▶ [Task brief]:
Starting with the first line of the data below, copy each line up to and including the one containing "at (axis cs:552,35)". Pictures stay out.
------------------------------------------------------------
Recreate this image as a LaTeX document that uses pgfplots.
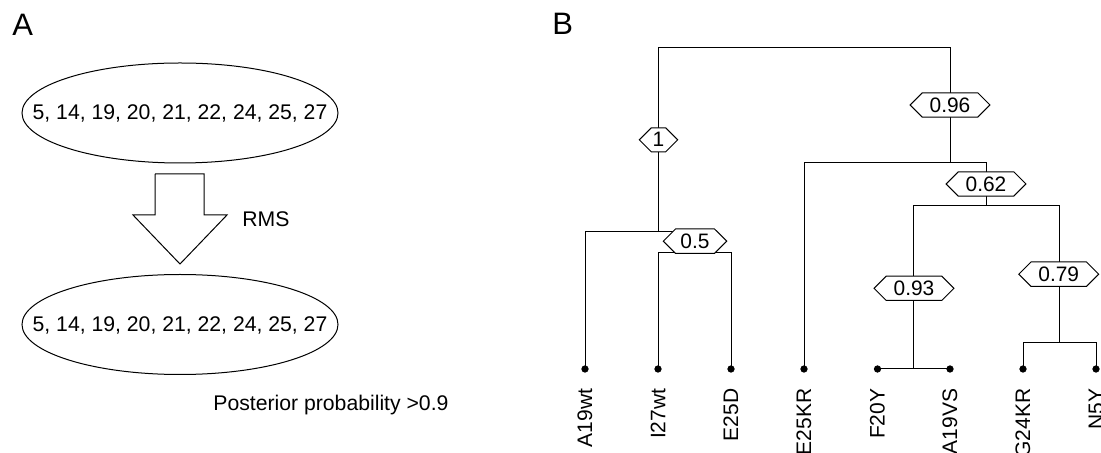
\documentclass[border=0pt]{standalone}
\usepackage{pgfplots}
\pgfplotsset{compat=1.18}
\usepackage{fontspec}
\setmainfont{Liberation Sans}
\usetikzlibrary{shapes.symbols}

\tikzset{
    br/.style={black, line width=0.5pt, mark=none},
    prob/.style={signal, signal to=west and east, draw=black, fill=white,
        line width=0.5pt, inner xsep=3.7pt, inner ysep=2.4pt,
        font=\fontsize{10.45}{12}\selectfont},
    leaf/.style={rotate=90, anchor=east, inner sep=0pt,
        font=\fontsize{10.5}{12}\selectfont},
}

\begin{document}
\begin{tikzpicture}
\useasboundingbox (0,0) rectangle (550.5pt,226.5pt);
\begin{axis}[
    at={(0,0)}, anchor=south west,
    hide axis, scale only axis,
    width=550.5pt, height=226.5pt,
    xmin=0, xmax=1101, ymin=0, ymax=453,
    y dir=reverse,
]
% panel A
\draw[line width=0.5pt] (axis cs:180,113) ellipse [x radius=79pt, y radius=25pt];
\draw[line width=0.5pt] (axis cs:180,324.5) ellipse [x radius=79pt, y radius=25pt];
\addplot[br] coordinates {(155,174) (204,174) (204,215) (227,215) (180,264) (133,215) (155,215) (155,174)};

\node[anchor=base, font=\fontsize{10.6}{12}\selectfont] at (axis cs:180,120) {5, 14, 19, 20, 21, 22, 24, 25, 27};
\node[anchor=base, font=\fontsize{10.6}{12}\selectfont] at (axis cs:180,332) {5, 14, 19, 20, 21, 22, 24, 25, 27};
\node[anchor=base west, inner sep=0pt, font=\fontsize{10.6}{12}\selectfont] at (axis cs:242,227) {RMS};
\node[anchor=base west, inner sep=0pt, font=\fontsize{10.6}{12}\selectfont] at (axis cs:213,410) {Posterior probability >0.9};
\node[anchor=base west, inner sep=0pt, font=\fontsize{15.5}{18}\selectfont] at (axis cs:12,36) {A};
\node[anchor=base west, inner sep=0pt, font=\fontsize{15.5}{18}\selectfont] at (axis cs:552,35) {B};

% panel B: tree
\addplot[br] coordinates {(658,232) (658,48) (950,48) (950,162.5)};
\addplot[br] coordinates {(585,369) (585,232) (694.5,232) (694.5,252.3)};
\addplot[br] coordinates {(658,369) (658,252.3) (731,252.3) (731,369)};
\addplot[br] coordinates {(804,369) (804,162.5) (986,162.5) (986,205.7)};
\addplot[br] coordinates {(913.5,369) (913.5,205.7) (1059,205.7) (1059,342.3)};
\addplot[br] coordinates {(877.5,369) (950,369)};
\addplot[br] coordinates {(1023,369) (1023,342.3) (1096,342.3) (1096,369)};
% leaves
\addplot[black, only marks, mark=*, mark size=1.6pt] coordinates {
    (585,369) (658,369) (731,369) (804,369) (877.5,369) (950,369) (1023,369) (1096,369)};

\node[prob, inner xsep=0.7pt] at (axis cs:658.5,139.8) {1};
\node[prob] at (axis cs:950,105) {0.96};
\node[prob] at (axis cs:986,184) {0.62};
\node[prob, inner xsep=2.5pt] at (axis cs:695,241.2) {0.5};
\node[prob] at (axis cs:914,288.3) {0.93};
\node[prob] at (axis cs:1058.7,274.2) {0.79};

\node[leaf] at (axis cs:585,388.3) {A19wt};
\node[leaf] at (axis cs:658,388.3) {I27wt};
\node[leaf] at (axis cs:731,388.3) {E25D};
\node[leaf] at (axis cs:804,388.3) {E25KR};
\node[leaf] at (axis cs:877.5,388.3) {F20Y};
\node[leaf] at (axis cs:950,388.3) {A19VS};
\node[leaf] at (axis cs:1023,388.3) {G24KR};
\node[leaf] at (axis cs:1096,388.3) {N5Y};
\end{axis}
\end{tikzpicture}
\end{document}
------------------------------------------------------------
▶ [Reply to the task]:
Recreate this image as a LaTeX document that uses pgfplots.
\documentclass[border=0pt]{standalone}
\usepackage{pgfplots}
\pgfplotsset{compat=1.18}
\usepackage{fontspec}
\setmainfont{Liberation Sans}
\usetikzlibrary{shapes.symbols}

\tikzset{
    br/.style={black, line width=0.5pt, mark=none},
    prob/.style={signal, signal to=west and east, draw=black, fill=white,
        line width=0.5pt, inner xsep=3.7pt, inner ysep=2.4pt,
        font=\fontsize{10.45}{12}\selectfont},
    leaf/.style={rotate=90, anchor=east, inner sep=0pt,
        font=\fontsize{10.5}{12}\selectfont},
}

\begin{document}
\begin{tikzpicture}
\useasboundingbox (0,0) rectangle (550.5pt,226.5pt);
\begin{axis}[
    at={(0,0)}, anchor=south west,
    hide axis, scale only axis,
    width=550.5pt, height=226.5pt,
    xmin=0, xmax=1101, ymin=0, ymax=453,
    y dir=reverse,
]
% panel A
\draw[line width=0.5pt] (axis cs:180,113) ellipse [x radius=79pt, y radius=25pt];
\draw[line width=0.5pt] (axis cs:180,324.5) ellipse [x radius=79pt, y radius=25pt];
\addplot[br] coordinates {(155,174) (204,174) (204,215) (227,215) (180,264) (133,215) (155,215) (155,174)};

\node[anchor=base, font=\fontsize{10.6}{12}\selectfont] at (axis cs:180,120) {5, 14, 19, 20, 21, 22, 24, 25, 27};
\node[anchor=base, font=\fontsize{10.6}{12}\selectfont] at (axis cs:180,332) {5, 14, 19, 20, 21, 22, 24, 25, 27};
\node[anchor=base west, inner sep=0pt, font=\fontsize{10.6}{12}\selectfont] at (axis cs:242,227) {RMS};
\node[anchor=base west, inner sep=0pt, font=\fontsize{10.6}{12}\selectfont] at (axis cs:213,410) {Posterior probability >0.9};
\node[anchor=base west, inner sep=0pt, font=\fontsize{15.5}{18}\selectfont] at (axis cs:12,36) {A};
\node[anchor=base west, inner sep=0pt, font=\fontsize{15.5}{18}\selectfont] at (axis cs:552,35) {B};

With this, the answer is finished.